These kinds of stories always fascinate me. A dog is lost, 120 km from home, and eventually reappears in its home town, having apparently forded a major river and a mountain range to get there. Everyone has heard accounts like this before, and they're immortalized in literature. One of the best known tales, The Incredible Journey is a huge favourite with children, who seem to resonate strongly to accounts of critters surmounting incredible odds to find their way home. Perhaps such stories speak to the deep human fear of losing home. It's right up there as one of the archetypal forms of human suffering. Just ask Ulysses.

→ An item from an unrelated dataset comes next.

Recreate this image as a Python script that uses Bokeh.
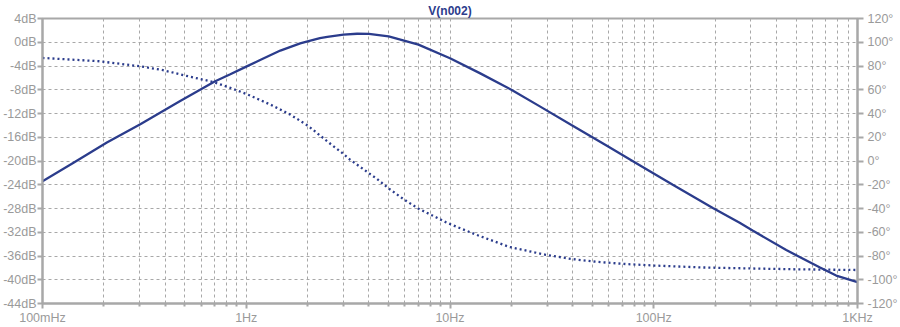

But here's what's even more interesting to me. If you read the story closely, you notice that the dog found its way over vast and difficult terrain back to its hometown, but then showed up at someone else's house in Ely, Nevada, the town where its owner lived. Ely is not that big. The dog, according to the report, was not injured. So why couldn't he find his way to his own house? Is it possible that dogs sometimes get just as lost in the built environment as we do?
I've always wanted to find some way to study this problem. Perhaps now with gadgets such as this, I'll be able to (though anyone who outfits their pooch with one of these things is not very likely to let it get lost in the first place).
The thing about lost dogs is that they don't often look lost to me. They look as though they know exactly where they're going. Perhaps we've lost them, but they know exactly where they are!